_Brief_
Transcribe the listing in full, excluding any pictures.

----

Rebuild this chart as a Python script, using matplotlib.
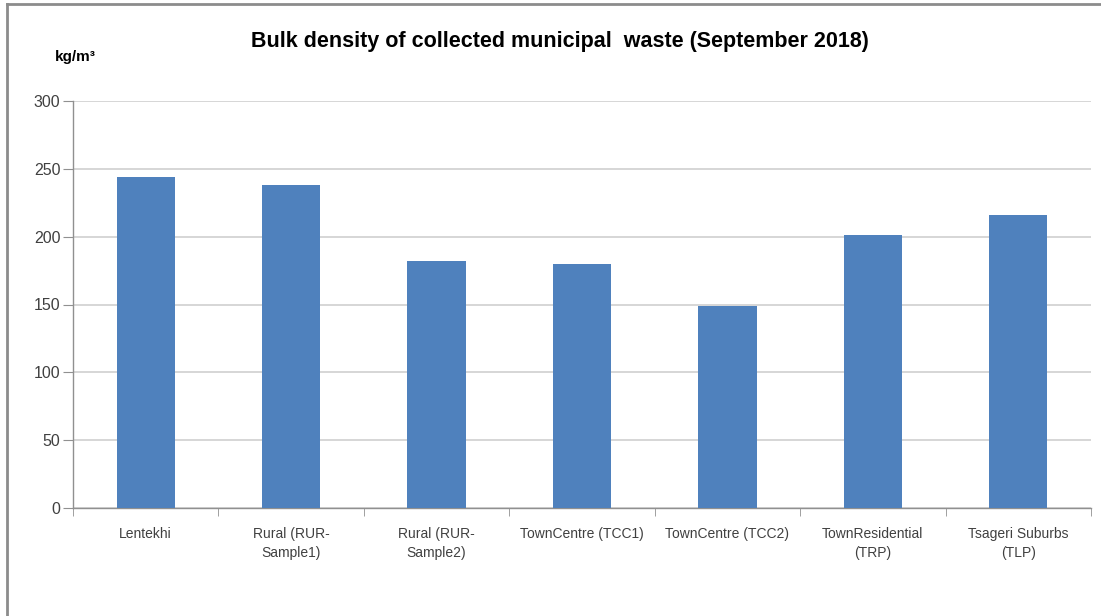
import matplotlib.pyplot as plt
from matplotlib.lines import Line2D
import numpy as np

# --- chart data ---
sites = [
    "Lentekhi",
    "Rural (RUR-\nSample1)",
    "Rural (RUR-\nSample2)",
    "TownCentre (TCC1)",
    "TownCentre (TCC2)",
    "TownResidential\n(TRP)",
    "Tsageri Suburbs\n(TLP)",
]
bulk_density = [244, 238, 182, 180, 149, 201, 216]
y_ticks = [0, 50, 100, 150, 200, 250, 300]

BAR_COLOR = '#4f81bd'
TEXT_COLOR = '#404040'
plt.rcParams['font.family'] = ['Liberation Sans Narrow', 'Liberation Sans', 'DejaVu Sans']

fig = plt.figure(figsize=(11.01, 6.16), dpi=100)
fig.patch.set_facecolor('white')
ax = fig.add_axes([73 / 1101, 1 - 508 / 616, (1091 - 73) / 1101, (508 - 101) / 616])

x = np.arange(len(sites))
ax.bar(x, bulk_density, width=0.4, color=BAR_COLOR, zorder=3)

ax.set_xlim(-0.5, len(sites) - 0.5)
ax.set_ylim(0, 300)
ax.set_yticks(y_ticks)
ax.set_yticklabels([str(v) for v in y_ticks], fontsize=11.5, color=TEXT_COLOR)
ax.yaxis.grid(True, color='#d0d0d0', linewidth=1.2, zorder=0)

# category labels in the middle, tick marks on the boundaries
ax.set_xticks(x)
ax.set_xticklabels(sites, fontsize=10, color=TEXT_COLOR, linespacing=1.45)
ax.tick_params(axis='x', length=0, pad=14)
ax.set_xticks(np.arange(-0.5, len(sites)), minor=True)
ax.tick_params(axis='x', which='minor', length=6, color='#909090')
ax.tick_params(axis='y', length=7, color='#909090', pad=2)

for side in ['top', 'right']:
    ax.spines[side].set_visible(False)
for side in ['left', 'bottom']:
    ax.spines[side].set_color('#909090')
    ax.spines[side].set_linewidth(1.0)

fig.text(560 / 1101, 1 - 41 / 616, 'Bulk density of collected municipal  waste (September 2018)',
         ha='center', va='center', fontsize=15.5, fontweight='bold', color='black')
fig.text(55 / 1101, 1 - 57 / 616, 'kg/m³', ha='left', va='center',
         fontsize=11, fontweight='bold', color='black')

# outer chart frame (left and top edges)
fig.add_artist(Line2D([7 / 1101, 7 / 1101], [0, 1 - 4 / 616], transform=fig.transFigure,
                      color='#8c8c8c', linewidth=2))
fig.add_artist(Line2D([7 / 1101, 1], [1 - 4 / 616, 1 - 4 / 616], transform=fig.transFigure,
                      color='#8c8c8c', linewidth=2))

fig.savefig('out.png', dpi=100)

----

_Solved exercise_
Rebuild this chart as a Python script, using matplotlib.
import matplotlib.pyplot as plt
from matplotlib.lines import Line2D
import numpy as np

# --- chart data ---
sites = [
    "Lentekhi",
    "Rural (RUR-\nSample1)",
    "Rural (RUR-\nSample2)",
    "TownCentre (TCC1)",
    "TownCentre (TCC2)",
    "TownResidential\n(TRP)",
    "Tsageri Suburbs\n(TLP)",
]
bulk_density = [244, 238, 182, 180, 149, 201, 216]
y_ticks = [0, 50, 100, 150, 200, 250, 300]

BAR_COLOR = '#4f81bd'
TEXT_COLOR = '#404040'
plt.rcParams['font.family'] = ['Liberation Sans Narrow', 'Liberation Sans', 'DejaVu Sans']

fig = plt.figure(figsize=(11.01, 6.16), dpi=100)
fig.patch.set_facecolor('white')
ax = fig.add_axes([73 / 1101, 1 - 508 / 616, (1091 - 73) / 1101, (508 - 101) / 616])

x = np.arange(len(sites))
ax.bar(x, bulk_density, width=0.4, color=BAR_COLOR, zorder=3)

ax.set_xlim(-0.5, len(sites) - 0.5)
ax.set_ylim(0, 300)
ax.set_yticks(y_ticks)
ax.set_yticklabels([str(v) for v in y_ticks], fontsize=11.5, color=TEXT_COLOR)
ax.yaxis.grid(True, color='#d0d0d0', linewidth=1.2, zorder=0)

# category labels in the middle, tick marks on the boundaries
ax.set_xticks(x)
ax.set_xticklabels(sites, fontsize=10, color=TEXT_COLOR, linespacing=1.45)
ax.tick_params(axis='x', length=0, pad=14)
ax.set_xticks(np.arange(-0.5, len(sites)), minor=True)
ax.tick_params(axis='x', which='minor', length=6, color='#909090')
ax.tick_params(axis='y', length=7, color='#909090', pad=2)

for side in ['top', 'right']:
    ax.spines[side].set_visible(False)
for side in ['left', 'bottom']:
    ax.spines[side].set_color('#909090')
    ax.spines[side].set_linewidth(1.0)

fig.text(560 / 1101, 1 - 41 / 616, 'Bulk density of collected municipal  waste (September 2018)',
         ha='center', va='center', fontsize=15.5, fontweight='bold', color='black')
fig.text(55 / 1101, 1 - 57 / 616, 'kg/m³', ha='left', va='center',
         fontsize=11, fontweight='bold', color='black')

# outer chart frame (left and top edges)
fig.add_artist(Line2D([7 / 1101, 7 / 1101], [0, 1 - 4 / 616], transform=fig.transFigure,
                      color='#8c8c8c', linewidth=2))
fig.add_artist(Line2D([7 / 1101, 1], [1 - 4 / 616, 1 - 4 / 616], transform=fig.transFigure,
                      color='#8c8c8c', linewidth=2))

fig.savefig('out.png', dpi=100)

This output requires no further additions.